Pictures are excluded. Copy exactly, and only, the lines from the one containing "Write the TikZ code for this diagram." through the one containing "(com) at (757,330)", both ends included.

(Records with drawing code)
* Begin *
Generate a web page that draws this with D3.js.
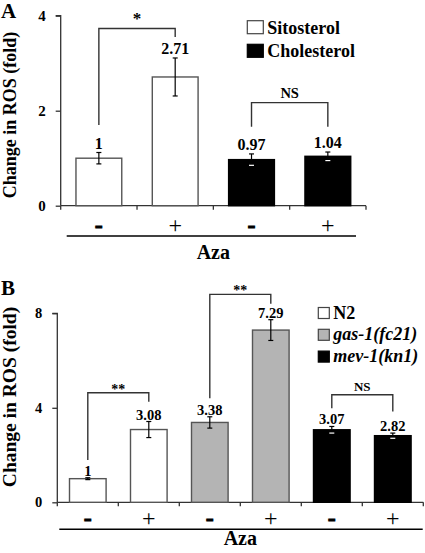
<!DOCTYPE html>
<html><head><meta charset="utf-8">
<script src="https://cdn.jsdelivr.net/npm/d3@7"></script>
<style>
body{margin:0;background:#fff;}
svg{display:block;font-family:"Liberation Serif","Times New Roman","DejaVu Serif",serif;font-weight:bold;}
svg text{font-family:"Liberation Serif","Times New Roman","DejaVu Serif",serif;}
</style></head>
<body><svg id="c" width="425" height="553"></svg>
<script>
// ---- Panel A data ----
const catsA = ["Sito-","Sito+","Chol-","Chol+"];
const valsA = [1, 2.71, 0.97, 1.04];
const errsA = [0.12, 0.40, 0.12, 0.09];
const labelsA = ["1", "2.71", "0.97", "1.04"];
const groupA = ["Sitosterol", "Sitosterol", "Cholesterol", "Cholesterol"];
const signsA = ["-", "+", "-", "+"];
const legendA = ["Sitosterol", "Cholesterol"];
const ticksA = [0, 2, 4];
// brackets: [leftIdx, rightIdx, top, leftBottom, rightBottom, text]
const bracketsA = [[0, 1, 3.73, 1.70, 3.55, "*"], [2, 3, 2.17, 1.66, 1.66, "NS"]];

// ---- Panel B data ----
const catsB = ["N2-","N2+","gas-","gas+","mev-","mev+"];
const valsB = [1, 3.08, 3.38, 7.29, 3.07, 2.82];
const errsB = [0.04, 0.34, 0.24, 0.44, 0.14, 0.11];
const labelsB = ["1", "3.08", "3.38", "7.29", "3.07", "2.82"];
const groupB = ["N2", "N2", "gas-1(fc21)", "gas-1(fc21)", "mev-1(kn1)", "mev-1(kn1)"];
const signsB = ["-", "+", "-", "+", "-", "+"];
const legendB = ["N2", "gas-1(fc21)", "mev-1(kn1)"];
const ticksB = [0, 4, 8];
const bracketsB = [[0, 1, 4.64, 1.79, 4.26, "**"], [2, 3, 8.80, 4.40, 8.40, "**"], [4, 5, 4.55, 3.98, 3.84, "NS"]];

const fills = {"Sitosterol":"#ffffff","Cholesterol":"#000000","N2":"#ffffff","gas-1(fc21)":"#b4b4b4","mev-1(kn1)":"#000000"};
const italic = {"gas-1(fc21)":true,"mev-1(kn1)":true};

const svg = d3.select("#c");

function panel(o){
  const g = svg.append("g");
  const y = d3.scaleLinear().domain(o.ydom).range(o.yrange);
  const x = d3.scaleBand().domain(o.cats).range(o.xrange).paddingInner(0.4).paddingOuter(0.2);
  const base = y(0);
  // y axis
  const ya = d3.axisLeft(y).tickValues(o.ticks).tickSize(5).tickPadding(o.tickPad).tickFormat(d3.format("d"));
  const yg = g.append("g").attr("transform",`translate(${o.xrange[0]},0)`).call(ya);
  yg.attr("font-family",null);
  yg.select(".domain").attr("stroke","#333").attr("stroke-width",1.3).attr("d",`M-5,${y(o.ydom[1])}H0V${base}`);
  yg.selectAll(".tick line").attr("stroke","#333").attr("stroke-width",1.3);
  yg.selectAll(".tick text").attr("font-size",o.tickFont).attr("font-weight","bold").attr("fill","#000");
  // x axis line with boundary ticks
  g.append("line").attr("x1",o.xrange[0]).attr("x2",o.xrange[1]).attr("y1",base).attr("y2",base).attr("stroke","#333").attr("stroke-width",1.3);
  d3.range(o.cats.length+1).forEach(i=>{
    const xx = o.xrange[0] + i*x.step();
    g.append("line").attr("x1",xx).attr("x2",xx).attr("y1",base).attr("y2",base+4).attr("stroke","#333").attr("stroke-width",1.3);
  });
  // bars
  g.selectAll("rect.bar").data(o.cats).join("rect").attr("class","bar")
    .attr("x",d=>x(d)).attr("width",x.bandwidth())
    .attr("y",(d,i)=>y(o.vals[i])).attr("height",(d,i)=>base-y(o.vals[i]))
    .attr("fill",(d,i)=>fills[o.groups[i]]).attr("stroke",(d,i)=>fills[o.groups[i]]==="#000000"?"#000":"#555").attr("stroke-width",1.4);
  // error bars
  o.cats.forEach((c,i)=>{
    const cx = x(c)+x.bandwidth()/2, t=y(o.vals[i]+o.errs[i]), b=y(o.vals[i]-o.errs[i]);
    const dark = fills[o.groups[i]]==="#000000";
    g.append("line").attr("x1",cx).attr("x2",cx).attr("y1",t).attr("y2",b).attr("stroke","#000").attr("stroke-width",1.2);
    g.append("line").attr("x1",cx-2.5).attr("x2",cx+2.5).attr("y1",t).attr("y2",t).attr("stroke","#000").attr("stroke-width",1.2);
    g.append("line").attr("x1",cx-2.5).attr("x2",cx+2.5).attr("y1",b).attr("y2",b).attr("stroke",dark?"#fff":"#000").attr("stroke-width",1.2);
    g.append("text").attr("x",cx).attr("y",t-o.labOff).attr("text-anchor","middle").attr("font-size",o.labFont).text(o.labels[i]);
    // sign
    g.append("text").attr("x",cx).attr("y",o.signY).attr("text-anchor","middle").attr("dominant-baseline","central")
      .attr("font-size",o.signs[i]==="-"?o.minusFont:o.plusFont).attr("font-weight",o.signs[i]==="-"?"bold":"normal")
      .attr("stroke",o.signs[i]==="-"?"#000":"none").attr("stroke-width",o.signs[i]==="-"?0.9:0)
      .text(o.signs[i]);
  });
  // brackets
  o.brackets.forEach(bk=>{
    const xl = x(o.cats[bk[0]])+x.bandwidth()/2, xr = x(o.cats[bk[1]])+x.bandwidth()/2;
    g.append("path").attr("d",`M${xl},${y(bk[3])}V${y(bk[2])}H${xr}V${y(bk[4])}`).attr("fill","none").attr("stroke","#333").attr("stroke-width",1.4);
    const isStar = bk[5].indexOf("*")>=0;
    g.append("text").attr("x",(xl+xr)/2).attr("y",y(bk[2])-(isStar?o.starOff:o.nsOff)).attr("text-anchor","middle")
      .attr("font-size",isStar?o.starFont:o.nsFont).text(bk[5]);
  });
  // Aza line and label
  g.append("line").attr("x1",o.azaLine[0]).attr("x2",o.azaLine[1]).attr("y1",o.azaLineY).attr("y2",o.azaLineY).attr("stroke","#000").attr("stroke-width",1.5);
  g.append("text").attr("x",(o.xrange[0]+o.xrange[1])/2).attr("y",o.azaY).attr("text-anchor","middle").attr("font-size",20).text("Aza");
  // y label
  g.append("text").attr("transform",`translate(${o.ylabX},${o.ylabY}) rotate(-90)`).attr("text-anchor","middle").attr("dominant-baseline","central")
    .attr("font-size",o.ylabFont).text("Change in ROS (fold)");
  // panel letter
  g.append("text").attr("x",1).attr("y",o.letterY).attr("font-size",21).text(o.letter);
  // legend
  o.legend.forEach((name,i)=>{
    const ly = o.legY + i*o.legStep;
    g.append("rect").attr("x",o.legX).attr("y",ly).attr("width",o.boxW).attr("height",o.boxH)
      .attr("fill",fills[name]).attr("stroke",fills[name]==="#000000"?"#000":"#444").attr("stroke-width",1.2);
    g.append("text").attr("x",o.legX+o.boxW+4).attr("y",ly+o.boxH).attr("font-size",18)
      .attr("font-style",italic[name]?"italic":"normal").text(name);
  });
}

panel({cats:catsA, vals:valsA, errs:errsA, labels:labelsA, groups:groupA, signs:signsA, legend:legendA, ticks:ticksA, brackets:bracketsA,
  ydom:[0,4], yrange:[205.7,15.7], xrange:[60.7,366], tickPad:10, tickFont:15, labFont:16, labOff:4,
  signY:225, minusFont:24, plusFont:24, starOff:5, nsOff:5, starFont:17, nsFont:14.5,
  azaLine:[66.7,356], azaLineY:236, azaY:259, ylabX:10, ylabY:115, ylabFont:18, letter:"A", letterY:18,
  legX:247.3, legY:20.7, legStep:23.6, boxW:16, boxH:13});

panel({cats:catsB, vals:valsB, errs:errsB, labels:labelsB, groups:groupB, signs:signsB, legend:legendB, ticks:ticksB, brackets:bracketsB,
  ydom:[0,8], yrange:[502.3,313.3], xrange:[57.3,423.3], tickPad:10, tickFont:14.5, labFont:14.5, labOff:2,
  signY:518, minusFont:24, plusFont:24, starOff:-1, nsOff:4, starFont:14, nsFont:13,
  azaLine:[59.3,422.7], azaLineY:529.3, azaY:545, ylabX:9.5, ylabY:397, ylabFont:19.5, letter:"B", letterY:295,
  legX:318.3, legY:307.5, legStep:21.8, boxW:11, boxH:11});
</script>
</body></html>
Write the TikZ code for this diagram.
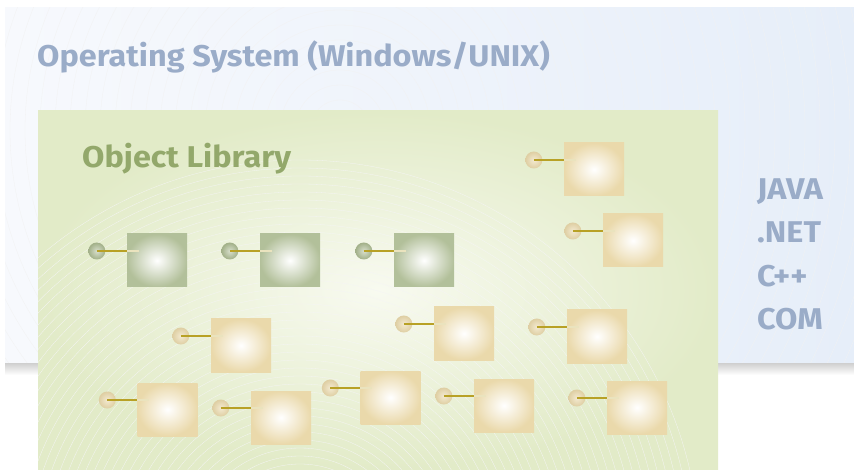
\documentclass[tikz,border=0pt]{standalone}
\usepackage{fontspec}
\setmainfont{Fira Sans}[FakeStretch=1.08]
\usetikzlibrary{positioning}

\definecolor{oswhite}{HTML}{F7F9FD}
\definecolor{osblue}{HTML}{E6EEF9}
\definecolor{oslabel}{HTML}{9AACC8}
\definecolor{libpale}{HTML}{F8FAF0}
\definecolor{libgreen}{HTML}{E2EBC8}
\definecolor{liblabel}{HTML}{93A86B}
\definecolor{sage}{HTML}{AAB98F}
\definecolor{tan}{HTML}{EAD9AB}
\definecolor{stickgold}{HTML}{B8A126}

\begin{document}
\begin{tikzpicture}[
    x=1pt,y=-1pt,
    panel/.style={rectangle,inner sep=0,outer sep=0},
    title/.style={font=\fontsize{30}{32}\selectfont\bfseries,inner sep=0,anchor=base west},
    objbox/.style={rectangle,minimum width=60,minimum height=53,inner sep=0,shading=radial,inner color=white,outer color=tan},
    greenbox/.style={objbox,inner color=white,outer color=sage!90},
    knob/.style={circle,minimum size=17,inner sep=0,shading=radial,inner color=tan!55,outer color=tan!95!black},
    greenknob/.style={knob,inner color=sage!45,outer color=sage!95!black},
    stick/.style={draw=stickgold,line width=1.8}
]
    \useasboundingbox (0,0) rectangle (854,470);

    % Operating system panel
    \shade[top color=black!22,bottom color=white] (5,361) rectangle (854,375);
    \node[panel,minimum width=849,minimum height=354,left color=oswhite,right color=osblue] (os) at (429.5,185) {};
    \begin{scope}
        \clip (os.south west) rectangle (os.north east);
        \foreach \r in {30,45,...,600}
            \draw[black!5,line width=0.3] (340,130) circle (\r);
    \end{scope}
    \node[title,text=oslabel] (oslbl) at (37,67) {Operating System (Windows/UNIX)};

    % Languages
    \node[title,text=oslabel] (java) at (757,200) {JAVA};
    \node[title,text=oslabel] (dotnet) at (757,243) {.NET};
    \node[title,text=oslabel] (cpp) at (757,287) {C++};
    \node[title,text=oslabel] (com) at (757,330) {COM};

    % Object library panel
    \node[panel,minimum width=680,minimum height=359,shading=radial,inner color=libpale,outer color=libgreen] (lib) at (378,290.5) {};
    \begin{scope}
        \clip (lib.south west) rectangle (lib.north east);
        \foreach \r in {40,48,...,400}
            \draw[black!4,line width=0.3] (300,560) circle (\r);
    \end{scope}
    \node[title,text=liblabel] (liblbl) at (82,168) {Object Library};

    % Objects
    \foreach \n/\x/\y/\s in {1/157/260.5/greenbox,2/290/260.5/greenbox,3/424/260.5/greenbox,
        4/594/169.5/objbox,5/633/240.5/objbox,6/241/345.5/objbox,7/464/333.5/objbox,
        8/597/336.5/objbox,9/167.5/409.5/objbox,10/281/417.5/objbox,11/390.5/397.5/objbox,
        12/504/405.5/objbox,13/637/407.5/objbox}
        \node[\s] (obj\n) at (\x,\y) {};

    \foreach \n in {1,2,3}
        \node[greenknob] (knob\n) at ([xshift=-30,yshift=9.5]obj\n.west) {};
    \foreach \n in {4,...,13}
        \node[knob] (knob\n) at ([xshift=-30,yshift=9.5]obj\n.west) {};

    \foreach \n in {1,...,13}{
        \draw[stick] (knob\n.center) -- (knob\n.center -| obj\n.west);
        \draw[stick,draw=stickgold!30] (knob\n.center -| obj\n.west) -- ++(12,0);
    }
\end{tikzpicture}
\end{document}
* End *
--- Reply to the task ---
Write the TikZ code for this diagram.
\documentclass[tikz,border=0pt]{standalone}
\usepackage{fontspec}
\setmainfont{Fira Sans}[FakeStretch=1.08]
\usetikzlibrary{positioning}

\definecolor{oswhite}{HTML}{F7F9FD}
\definecolor{osblue}{HTML}{E6EEF9}
\definecolor{oslabel}{HTML}{9AACC8}
\definecolor{libpale}{HTML}{F8FAF0}
\definecolor{libgreen}{HTML}{E2EBC8}
\definecolor{liblabel}{HTML}{93A86B}
\definecolor{sage}{HTML}{AAB98F}
\definecolor{tan}{HTML}{EAD9AB}
\definecolor{stickgold}{HTML}{B8A126}

\begin{document}
\begin{tikzpicture}[
    x=1pt,y=-1pt,
    panel/.style={rectangle,inner sep=0,outer sep=0},
    title/.style={font=\fontsize{30}{32}\selectfont\bfseries,inner sep=0,anchor=base west},
    objbox/.style={rectangle,minimum width=60,minimum height=53,inner sep=0,shading=radial,inner color=white,outer color=tan},
    greenbox/.style={objbox,inner color=white,outer color=sage!90},
    knob/.style={circle,minimum size=17,inner sep=0,shading=radial,inner color=tan!55,outer color=tan!95!black},
    greenknob/.style={knob,inner color=sage!45,outer color=sage!95!black},
    stick/.style={draw=stickgold,line width=1.8}
]
    \useasboundingbox (0,0) rectangle (854,470);

    % Operating system panel
    \shade[top color=black!22,bottom color=white] (5,361) rectangle (854,375);
    \node[panel,minimum width=849,minimum height=354,left color=oswhite,right color=osblue] (os) at (429.5,185) {};
    \begin{scope}
        \clip (os.south west) rectangle (os.north east);
        \foreach \r in {30,45,...,600}
            \draw[black!5,line width=0.3] (340,130) circle (\r);
    \end{scope}
    \node[title,text=oslabel] (oslbl) at (37,67) {Operating System (Windows/UNIX)};

    % Languages
    \node[title,text=oslabel] (java) at (757,200) {JAVA};
    \node[title,text=oslabel] (dotnet) at (757,243) {.NET};
    \node[title,text=oslabel] (cpp) at (757,287) {C++};
    \node[title,text=oslabel] (com) at (757,330) {COM};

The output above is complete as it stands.